Children of Men
Like Sean, I didn't know anything about the one-shot set pieces in Children of Men going into the movie. Unlike Sean, I did notice them during the movie - specifically, during the long sequence in the car - and they took my breath away. But, like Sean, I don't buy the argument that "the movie's technical proficiency is... evidence of its soullessness".
I did have problems with the movie: as speculative fiction, I think, compared to the source novel, it was incoherent. This makes sense in that P.D. James is a conservative Christian and Cuaron and his screenwriters are all leftists. The world that they extrapolate from the central idea (humans have lost the ability to have children) doesn't hold up to scrutiny all that well, but that's almost beside the point.
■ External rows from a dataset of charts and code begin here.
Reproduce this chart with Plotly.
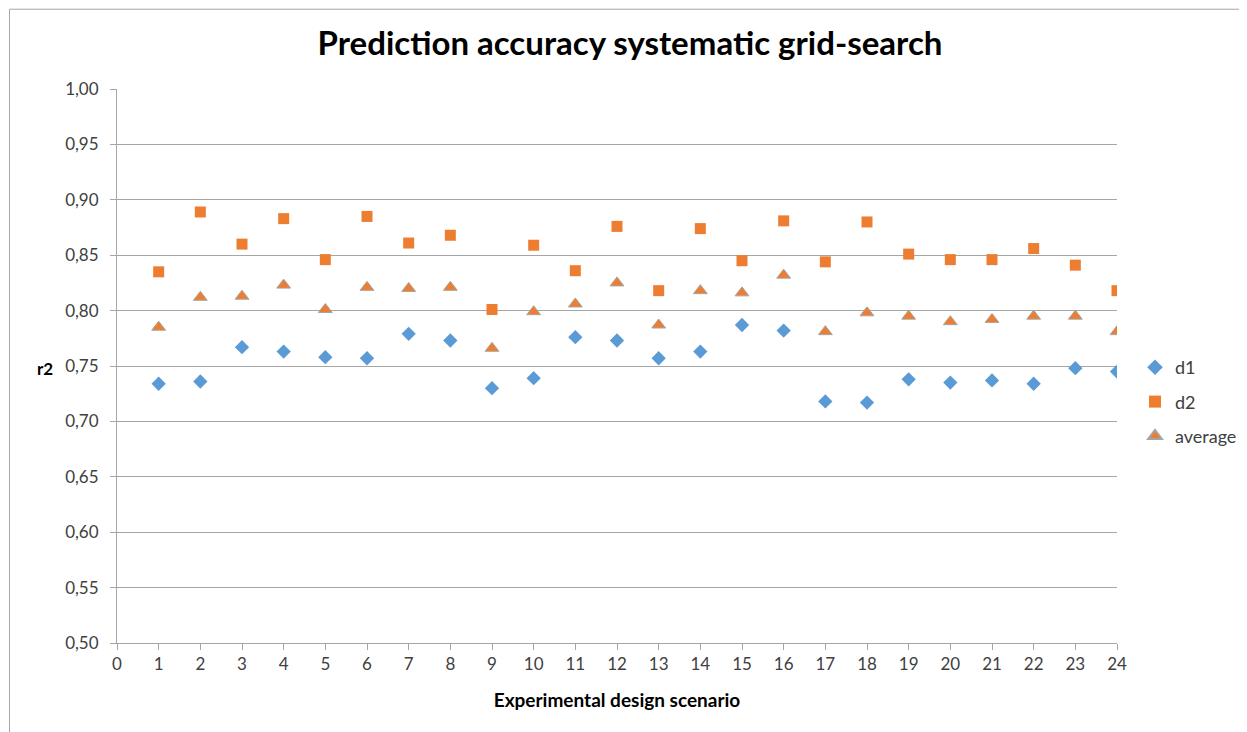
import plotly.graph_objects as go

scenarios = list(range(1, 25))
d1 = [0.734, 0.736, 0.767, 0.763, 0.758, 0.757, 0.779, 0.773, 0.730, 0.739, 0.776, 0.773,
      0.757, 0.763, 0.787, 0.782, 0.718, 0.717, 0.738, 0.735, 0.737, 0.734, 0.748, 0.745]
d2 = [0.835, 0.889, 0.860, 0.883, 0.846, 0.885, 0.861, 0.868, 0.801, 0.859, 0.836, 0.876,
      0.818, 0.874, 0.845, 0.881, 0.844, 0.880, 0.851, 0.846, 0.846, 0.856, 0.841, 0.818]
average = [0.785, 0.812, 0.813, 0.823, 0.801, 0.821, 0.820, 0.821, 0.766, 0.799, 0.806, 0.825,
           0.787, 0.818, 0.816, 0.832, 0.781, 0.798, 0.795, 0.790, 0.792, 0.795, 0.795, 0.781]
x_ticks = list(range(0, 25))
y_ticks = [0.50, 0.55, 0.60, 0.65, 0.70, 0.75, 0.80, 0.85, 0.90, 0.95, 1.00]
y_labels = [f"{v:.2f}".replace(".", ",") for v in y_ticks]

FONT = "Lato, 'Open Sans', sans-serif"

fig = go.Figure()
fig.add_trace(go.Scatter(x=scenarios, y=d1, mode="markers", name="d1", legendgroup="a",
                         marker=dict(symbol="diamond", size=11, color="#5B9BD5")))
fig.add_trace(go.Scatter(x=scenarios, y=d2, mode="markers", name="d2", legendgroup="b",
                         marker=dict(symbol="square", size=11, color="#ED7D31")))
fig.add_trace(go.Scatter(x=scenarios, y=average, mode="markers", name="average", legendgroup="c",
                         marker=dict(symbol="triangle-up", size=12, color="#ED7D31",
                                     line=dict(color="#A5A5A5", width=1))))

fig.update_layout(
    width=1239, height=724,
    margin=dict(l=109, r=130, t=81, b=89, autoexpand=False),
    paper_bgcolor="white", plot_bgcolor="white",
    font=dict(family=FONT, color="#595959", size=17),
    title=dict(text="<b>Prediction accuracy systematic grid-search</b>",
               xref="paper", x=0.513, xanchor="center", y=0.951, yanchor="middle",
               font=dict(size=33, color="black", family=FONT)),
    legend=dict(x=1.018, y=0.435, xanchor="left", yanchor="middle",
                font=dict(size=18, color="#404040"), tracegroupgap=8,
                itemsizing="constant"),
    xaxis=dict(range=[0, 24], tickmode="array", tickvals=x_ticks,
               ticktext=[str(v) for v in x_ticks],
               showgrid=False, zeroline=False, showline=True, linecolor="#A6A6A6",
               ticks="outside", ticklen=6, tickcolor="#A6A6A6",
               tickfont=dict(size=17, color="#404040"),
               title=dict(text="<b>Experimental design scenario</b>", standoff=20,
                          font=dict(size=19, color="black"))),
    yaxis=dict(range=[0.5, 1.0], tickmode="array", tickvals=y_ticks, ticktext=y_labels,
               showgrid=True, gridcolor="#A6A6A6", gridwidth=1, zeroline=False,
               showline=True, linecolor="#A6A6A6",
               ticks="outside", ticklen=6, tickcolor="#A6A6A6",
               ticklabelstandoff=8,
               tickfont=dict(size=17, color="#404040")),
)

fig.add_annotation(text="<b>r2</b>", xref="paper", yref="paper", x=-0.072, y=0.496,
                   xanchor="center", yanchor="middle", showarrow=False,
                   font=dict(size=17, color="black", family=FONT))

# chart frame (left and top edges visible)
fig.add_shape(type="line", xref="paper", yref="paper", x0=-0.1075, x1=-0.1075, y0=-0.2, y1=1.144,
              line=dict(color="#A6A6A6", width=1))
fig.add_shape(type="line", xref="paper", yref="paper", x0=-0.1075, x1=1.2, y0=1.144, y1=1.144,
              line=dict(color="#A6A6A6", width=1))

fig.write_html("out.html")
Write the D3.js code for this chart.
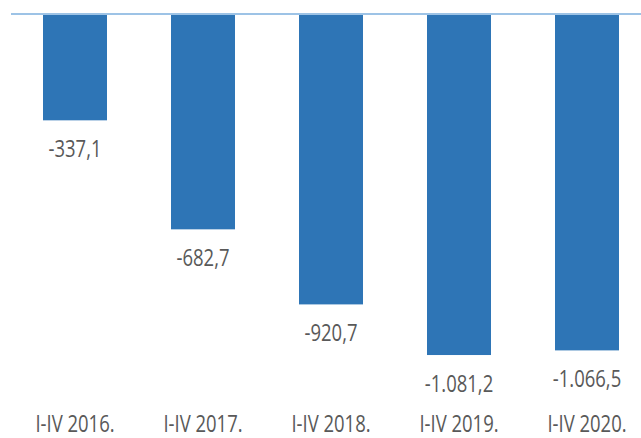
<!DOCTYPE html>
<html><head><meta charset="utf-8">
<script src="https://cdn.jsdelivr.net/npm/d3@7"></script>
<style>
html,body{margin:0;padding:0;background:#fff;}
svg{display:block;}
text{font-family:"Open Sans","Liberation Sans",sans-serif;fill:#595959;}
</style></head>
<body>
<svg id="chart" width="641" height="438"></svg>
<script>
const categories = ["I-IV 2016.","I-IV 2017.","I-IV 2018.","I-IV 2019.","I-IV 2020."];
const values = [-337.1,-682.7,-920.7,-1081.2,-1066.5];
const valueLabels = ["-337,1","-682,7","-920,7","-1.081,2","-1.066,5"];

const svg = d3.select("#chart");
const x = d3.scaleBand().domain(categories).range([11,651]).paddingInner(0.5).paddingOuter(0.25);
const y = d3.scaleLinear().domain([0,-1200]).range([14,392.5]);
const sx = 0.77;

svg.selectAll("rect.bar").data(values).join("rect")
  .attr("class","bar")
  .attr("x",(d,i)=>x(categories[i]))
  .attr("width",x.bandwidth())
  .attr("y",y(0))
  .attr("height",d=>y(d)-y(0))
  .attr("fill","#2E75B6");

svg.append("line")
  .attr("x1",11).attr("x2",641)
  .attr("y1",y(0)).attr("y2",y(0))
  .attr("stroke","#9DC3E6").attr("stroke-width",2);

svg.selectAll("text.val").data(values).join("text")
  .attr("class","val")
  .attr("transform",(d,i)=>`translate(${x(categories[i])+x.bandwidth()/2},${y(d)+37}) scale(${sx},1)`)
  .attr("text-anchor","middle")
  .attr("font-size",24)
  .text((d,i)=>valueLabels[i]);

svg.selectAll("text.cat").data(categories).join("text")
  .attr("class","cat")
  .attr("transform",d=>`translate(${x(d)+x.bandwidth()/2},432) scale(${sx},1)`)
  .attr("text-anchor","middle")
  .attr("font-size",24)
  .text(d=>d);
</script>
</body></html>
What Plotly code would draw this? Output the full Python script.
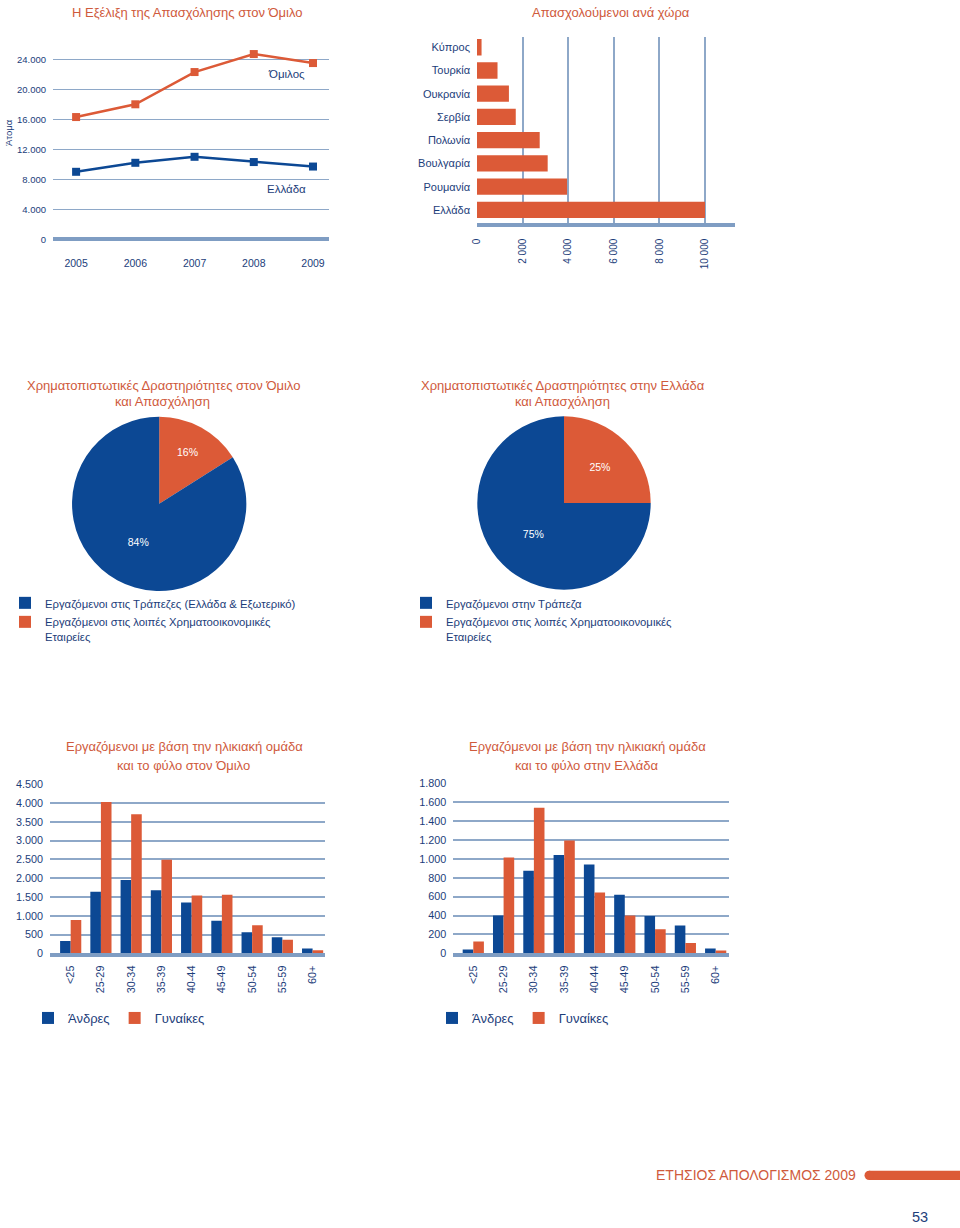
import plotly.graph_objects as go

W, H = 960, 1228


def X(px):
    return px / W


def Y(py):
    return 1 - py / H


ORANGE = "#dc5a37"
BLUE = "#0c4894"
TEXT = "#1c3d7a"
TITLE = "#cf5a3c"
GRID = "#8ea8c8"
AXIS = "#7f9dc3"
FONT = "Liberation Sans, Arial, sans-serif"

# ---------------- data ----------------
years = ["2005", "2006", "2007", "2008", "2009"]
group_staff = [16300, 18000, 22300, 24700, 23500]
greece_staff = [9000, 10200, 11000, 10300, 9700]
line_yticks = [0, 4000, 8000, 12000, 16000, 20000, 24000]
line_yticktext = ["0", "4.000", "8.000", "12.000", "16.000", "20.000", "24.000"]

countries = ["Κύπρος", "Τουρκία", "Ουκρανία", "Σερβία", "Πολωνία", "Βουλγαρία", "Ρουμανία", "Ελλάδα"]
country_staff = [200, 900, 1400, 1700, 2750, 3100, 3950, 10000]
country_xticks = [0, 2000, 4000, 6000, 8000, 10000]
country_xticktext = ["0", "2 000", "4 000", "6 000", "8 000", "10 000"]

pie_group_labels = ["Εργαζόμενοι στις λοιπές Χρηματοοικονομικές<br>Εταιρείες",
                    "Εργαζόμενοι στις Τράπεζες (Ελλάδα & Εξωτερικό)"]
pie_group_values = [16, 84]
pie_greece_labels = ["Εργαζόμενοι στις λοιπές Χρηματοοικονομικές<br>Εταιρείες",
                     "Εργαζόμενοι στην Τράπεζα"]
pie_greece_values = [25, 75]

age_groups = ["<25", "25-29", "30-34", "35-39", "40-44", "45-49", "50-54", "55-59", "60+"]
group_men = [330, 1640, 1950, 1680, 1350, 870, 560, 430, 130]
group_women = [890, 4030, 3700, 2490, 1540, 1560, 750, 360, 80]
group_yticks = [0, 500, 1000, 1500, 2000, 2500, 3000, 3500, 4000, 4500]
group_yticktext = ["0", "500", "1.000", "1.500", "2.000", "2.500", "3.000", "3.500", "4.000", "4.500"]
greece_men = [40, 400, 875, 1040, 940, 620, 395, 295, 50]
greece_women = [125, 1015, 1540, 1195, 645, 400, 255, 110, 30]
greece_yticks = [0, 200, 400, 600, 800, 1000, 1200, 1400, 1600, 1800]
greece_yticktext = ["0", "200", "400", "600", "800", "1.000", "1.200", "1.400", "1.600", "1.800"]

gender_names = ["Άνδρες", "Γυναίκες"]

fig = go.Figure()

# ---------------- line chart ----------------
fig.add_trace(go.Scatter(x=years, y=group_staff, mode="lines+markers", xaxis="x", yaxis="y",
                         line=dict(color=ORANGE, width=2.5),
                         marker=dict(symbol="square", size=8, color=ORANGE),
                         showlegend=False, cliponaxis=False))
fig.add_trace(go.Scatter(x=years, y=greece_staff, mode="lines+markers", xaxis="x", yaxis="y",
                         line=dict(color=BLUE, width=2.5),
                         marker=dict(symbol="square", size=8, color=BLUE),
                         showlegend=False, cliponaxis=False))

# ---------------- horizontal bars ----------------
fig.add_trace(go.Bar(y=countries, x=country_staff, orientation="h", xaxis="x2", yaxis="y2",
                     marker=dict(color=ORANGE, line=dict(width=0)), showlegend=False))

# ---------------- pies ----------------
fig.add_trace(go.Pie(labels=pie_group_labels, values=pie_group_values, sort=False,
                     direction="counterclockwise", rotation=0,
                     marker=dict(colors=[ORANGE, BLUE], line=dict(width=0)),
                     texttemplate="%{percent:.0%}", textposition="inside",
                     insidetextorientation="horizontal",
                     textfont=dict(color="white", size=10.5, family=FONT),
                     domain=dict(x=[X(71.7), X(246.7)], y=[Y(591), Y(416.7)]),
                     legend="legend", legendgroup="pie1"))
fig.add_trace(go.Pie(labels=pie_greece_labels, values=pie_greece_values, sort=False,
                     direction="counterclockwise", rotation=0,
                     marker=dict(colors=[ORANGE, BLUE], line=dict(width=0)),
                     texttemplate="%{percent:.0%}", textposition="inside",
                     insidetextorientation="horizontal",
                     textfont=dict(color="white", size=10.5, family=FONT),
                     domain=dict(x=[X(477.3), X(650.7)], y=[Y(590), Y(416)]),
                     legend="legend2", legendgroup="pie2"))

# ---------------- age bars ----------------
fig.add_trace(go.Bar(x=age_groups, y=group_men, name=gender_names[0], xaxis="x3", yaxis="y3",
                     marker=dict(color=BLUE, line=dict(width=0)), legend="legend3"))
fig.add_trace(go.Bar(x=age_groups, y=group_women, name=gender_names[1], xaxis="x3", yaxis="y3",
                     marker=dict(color=ORANGE, line=dict(width=0)), legend="legend3"))
fig.add_trace(go.Bar(x=age_groups, y=greece_men, name=gender_names[0], xaxis="x4", yaxis="y4",
                     marker=dict(color=BLUE, line=dict(width=0)), legend="legend4"))
fig.add_trace(go.Bar(x=age_groups, y=greece_women, name=gender_names[1], xaxis="x4", yaxis="y4",
                     marker=dict(color=ORANGE, line=dict(width=0)), legend="legend4"))

tickfont = lambda s: dict(family=FONT, size=s, color=TEXT)

layout = dict(
    width=W, height=H, margin=dict(l=0, r=0, t=0, b=0, pad=0, autoexpand=False),
    paper_bgcolor="white", plot_bgcolor="white",
    font=dict(family=FONT, color=TEXT),
    barmode="group", bargap=0.30, bargroupgap=0,
    showlegend=True,
    # line chart
    xaxis=dict(domain=[X(53), X(329)], anchor="y", type="category", range=[-0.39, 4.27],
               showgrid=False, zeroline=False, showline=False, ticks="",
               tickfont=tickfont(10.5), ticklabelstandoff=16),
    yaxis=dict(domain=[Y(239.3), Y(40)], anchor="x", range=[0, 26573],
               tickvals=line_yticks, ticktext=line_yticktext, tickfont=tickfont(9.5),
               showgrid=True, gridcolor=GRID, gridwidth=1.3,
               zeroline=True, zerolinecolor=AXIS, zerolinewidth=4,
               ticks="", ticklabelstandoff=6, showline=False),
    # horizontal bars
    xaxis2=dict(domain=[X(477), X(735)], anchor="y2", range=[0, 11316],
                tickvals=country_xticks, ticktext=country_xticktext, tickangle=-90,
                tickfont=tickfont(10), showgrid=False, zeroline=False,
                minor=dict(tickvals=country_xticks[1:], showgrid=True, gridcolor=GRID, gridwidth=1.5, ticks=""),
                showline=True, linecolor=AXIS, linewidth=4, ticks="", ticklabelstandoff=8),
    yaxis2=dict(domain=[Y(222.7), Y(36.8)], anchor="x2", type="category", range=[7.55, -0.45],
                showgrid=False, zeroline=False, showline=False, ticks="",
                tickfont=tickfont(11), ticklabelstandoff=6),
    # age bars (group)
    xaxis3=dict(domain=[X(50), X(325)], anchor="y3", type="category", range=[-0.684, 8.41],
                tickangle=-90, tickfont=tickfont(10.8), ticks="", showgrid=False,
                zeroline=False, showline=True, linecolor=AXIS, linewidth=4, ticklabelstandoff=4),
    yaxis3=dict(domain=[Y(953.3), Y(784.3)], anchor="x3", range=[0, 4500],
                tickvals=group_yticks, ticktext=group_yticktext, tickfont=tickfont(10.8),
                showgrid=True, gridcolor=GRID, gridwidth=1.5, zeroline=False, ticks="",
                ticklabelstandoff=6),
    # age bars (greece)
    xaxis4=dict(domain=[X(453.3), X(729.3)], anchor="y4", type="category", range=[-0.66, 8.45],
                tickangle=-90, tickfont=tickfont(10.8), ticks="", showgrid=False,
                zeroline=False, showline=True, linecolor=AXIS, linewidth=4, ticklabelstandoff=4),
    yaxis4=dict(domain=[Y(953.3), Y(783.3)], anchor="x4", range=[0, 1800],
                tickvals=greece_yticks, ticktext=greece_yticktext, tickfont=tickfont(10.8),
                showgrid=True, gridcolor=GRID, gridwidth=1.5, zeroline=False, ticks="",
                ticklabelstandoff=6),
    legend=dict(x=X(5), y=Y(589), xanchor="left", yanchor="top", valign="top",
                font=dict(family=FONT, size=11.3, color=TEXT), bgcolor="rgba(0,0,0,0)",
                tracegroupgap=0, itemwidth=30, traceorder="reversed"),
    legend2=dict(x=X(406), y=Y(589), xanchor="left", yanchor="top", valign="top",
                 font=dict(family=FONT, size=11.3, color=TEXT), bgcolor="rgba(0,0,0,0)",
                 tracegroupgap=0, itemwidth=30, traceorder="reversed"),
    legend3=dict(x=X(28), y=Y(1003), xanchor="left", yanchor="top", orientation="h",
                 font=dict(family=FONT, size=13, color=TEXT), bgcolor="rgba(0,0,0,0)",
                 itemwidth=30),
    legend4=dict(x=X(432), y=Y(1003), xanchor="left", yanchor="top", orientation="h",
                 font=dict(family=FONT, size=13, color=TEXT), bgcolor="rgba(0,0,0,0)",
                 itemwidth=30),
)
fig.update_layout(**layout)


def ann(text, px, py, size, color, xanchor="center", textangle=0):
    fig.add_annotation(text=text, x=X(px), y=Y(py), xref="paper", yref="paper",
                       xanchor=xanchor, yanchor="middle", showarrow=False, textangle=textangle,
                       font=dict(family=FONT, size=size, color=color))


TS = 13
ann("Η Εξέλιξη της Απασχόλησης στον Όμιλο", 187, 12, TS, TITLE)
ann("Απασχολούμενοι ανά χώρα", 611, 12, TS, TITLE)
ann("Άτομα", 8, 133, 9.5, TEXT, textangle=-90)
ann("Όμιλος", 286, 74, 11.5, TEXT)
ann("Ελλάδα", 286, 189, 11.5, TEXT)
ann("Χρηματοπιστωτικές Δραστηριότητες στον Όμιλο", 163, 385, TS, TITLE)
ann("και Απασχόληση", 162, 402, TS, TITLE)
ann("Χρηματοπιστωτικές Δραστηριότητες στην Ελλάδα", 563, 385, TS, TITLE)
ann("και Απασχόληση", 562, 402, TS, TITLE)
ann("Εργαζόμενοι με βάση την ηλικιακή ομάδα", 184, 746.7, TS, TITLE)
ann("και το φύλο στον Όμιλο", 183, 765, TS, TITLE)
ann("Εργαζόμενοι με βάση την ηλικιακή ομάδα", 587, 746.7, TS, TITLE)
ann("και το φύλο στην Ελλάδα", 587, 765, TS, TITLE)
ann("ΕΤΗΣΙΟΣ ΑΠΟΛΟΓΙΣΜΟΣ 2009", 858.3, 1175, 14, TITLE, xanchor="right")
ann("53", 920, 1217, 14.5, TEXT)

# footer decorative bar
fig.add_shape(type="rect", xref="paper", yref="paper", x0=X(869), x1=X(960), y0=Y(1180), y1=Y(1170.7),
              fillcolor=ORANGE, line=dict(width=0))
fig.add_shape(type="circle", xref="paper", yref="paper", x0=X(864.5), x1=X(873.8), y0=Y(1180), y1=Y(1170.7),
              fillcolor=ORANGE, line=dict(width=0))

fig.write_html("out.html", config={"displayModeBar": False},
               post_script="document.body.style.margin='0px';")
(Almost. I found the political/social commentary in the margins of Children of Men pretty annoying, but not nearly as annoying as the political/social commentary in the margins of Cuaron's Y Tu Mama Tambien, which really soured that movie for me. In Children of Men, they don't seem out of place, but in Y Tu Mama Tambien the overt political statements seem inappropriately tacked-on, as if, every ten minutes during Manhattan, Woody Allen had shown a shot of a homeless man, or another image of urban blight, and we heard a John Gielgud voice-over about how cold the city can be to many of its inhabitants.)
Still, though, Children of Men was such an overwhelming emotional and aesthetic experience, that I can ignore its more questionable political ideas. This is why I'll never be able to be a rigorous, brainy, conservative film critic like Alan Dale: I'm too willing to ignore a movie's dopey ideas if it sweeps me away.
And speaking of getting swept away (and dopey ideas), Children of Men felt like Spielberg at his best, which for me includes War of the Worlds and Munich, two movies that share a kinship with this one. Like War of the Worlds, Children of Men builds its visions of the apocalypse with ripped-from-the-headlines images. Like Munich, the political context ends up being a lot less important to the way I experienced the movie than the protagonist's moral journey.
I've enjoyed Cuaron's work in the past and I've almost always been impressed by it, even if it some of it rubbed me the wrong way, but this movie makes me think that he's one of the few filmmakers - like Spielberg - who can accomplish exactly what they set out to do.